I’ve been in New York for almost a year now, and I have come to one definitive conclusion about how to approach dating in the city: don’t. When I first arrived here with my Friends inspired expectations and suitcase full of clichés, I threw myself into dating like I’d throw myself into a pool filled with $20 bills—hastily and greedily, with an abundance of enthusiasm and gratuitous groping. I said, “yes,” to everyone who asked me out, and after dating what seemed like an exhaustingly long string of men and coming out the other end still single and having deemed only one of the many “worth” the time I invested in him, I never felt less fascinated by the concept of dating.
Essentially, that’s all it was for me—a fascination. I came from a lifestyle where dating was the exception, not the rule. Where relationships evolved organically and girls and boys just sort of hung about together until finally they got drunk enough and brave enough to kiss each other. I was fascinated by the mythology of dating, and especially by Woody Allen’s New York, which aside from sitcoms and Jay-Z, was what I had built my expectations of looking for love in New York City upon. And then there was the process—the whole meeting a handsome stranger, the anticipation, the getting dolled up and the awkwardness—that was even more intriguing to me than the men I was actually seeing.
Which is why I’ve come to the conclusion that everyone in New York should stop dating. Because, really, what I’ve learned from dating in this city is that everyone is dating because that’s what they think they’re supposed to do—and not necessarily what they want to do. For whatever reason, individuals see “dating” as pivotal and necessary to their existence in New York, which, in turn, leads to the dissatisfaction of constantly dating the wrong people. New Yorkers date frivolously and freely, and there’s no regard given to discerning who we are dating. We only seem to care that we are dating at all.

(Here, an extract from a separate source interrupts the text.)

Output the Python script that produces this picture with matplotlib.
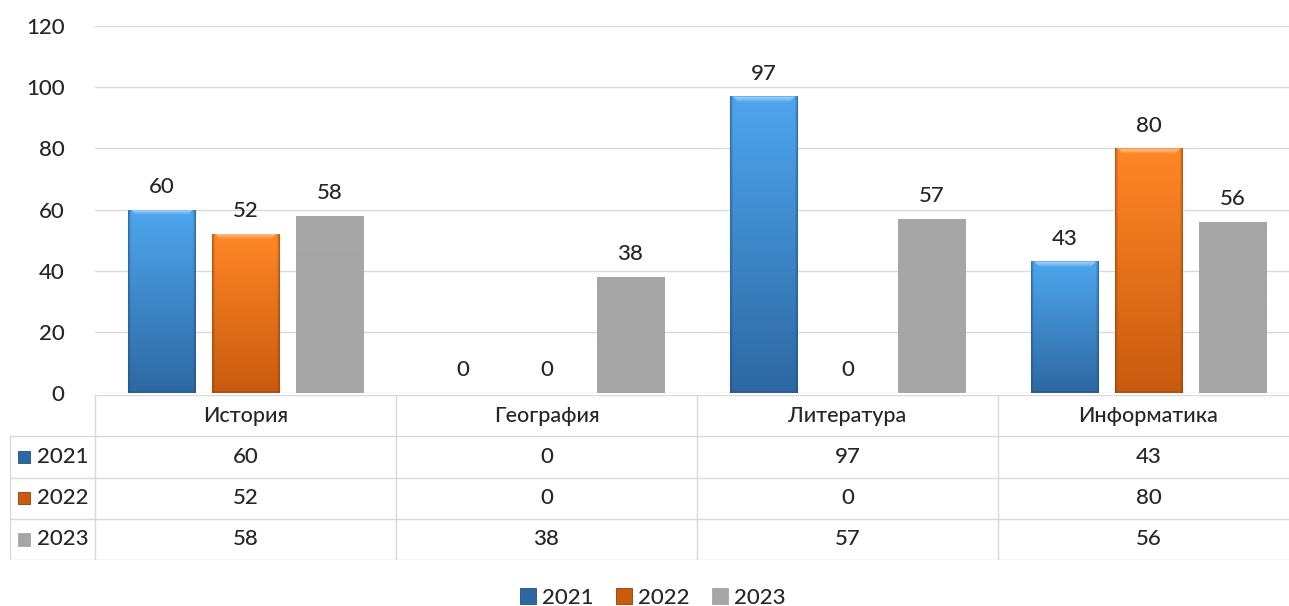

It seems like New Yorkers are following a predetermined trajectory (from whatever number of external influences they are driven by) and in turn creating a self-fulfilling prophecy in which the likelihood of finding love diminishes as neurosis increases. In a city where everything is available to most people on demand, I feel like I’m watching some kind of brutal emotional massacre by overstimulation. No one knows exactly what it is they want—people seem to want everything, all at once. People don’t have a “type,” they’re dating anyone that falls within their periphery just because it’s possible. The process that so intrigued me at the beginning of my time in New York is striking me as increasingly unhealthy. I’m now seeing dating as a paradoxical act insofar as it seeks love, but is the exact reason why everyone is still moping around on their single asses.
When you do finally meet someone you like, as I did, you can’t be sure you like them, because, shit, 5 other guys are asking you out at the same time and they’re all so different and wonderful in their own way—what’s to say one of them isn’t Mr. Right? And even once you’ve made the conscious decision to forego the rotation, who’s to say the man you’ve set your sights on has done the same? It’s a tenuous, difficult thing, and communication is often lost in the transformative process where total strangers become lovers. It’s not easy to discuss your feelings with someone who you didn’t know before, but with whom you’ve shared intimate dinners and even sleepovers—you literally have no context for this person other than against the backdrop of New York dating. You probably haven’t even met their friends. You only know of them what they have projected to you on a structured date, and in turn this is all they know of you. There is no basis upon which to build trust, and there can’t be open communication without trust. Follow?
So this is why I’ve stopped dating and you should too. I’m done with awkward dinners with strangers. I’m done with the useless rotation of men who end up meaning nothing. I barely have time to pick at my ingrown hairs in this city, let alone hang out with the people I actually care about—dating men for the sake of it seems entirely frivolous. What I’m proposing instead (and listen, I think we’ll all benefit from this) is just chilling the hell out. Yes, go out. Yes, meet people. But (for want of a better word) chill in the process. Hang out in group situations, in comfortable environments and on un-hyped occasions to get to know someone before deciding whether or not romance will have it’s place. Otherwise, in the context of dating people just become disposable, and relationships become commodities—lifeless and fleeting.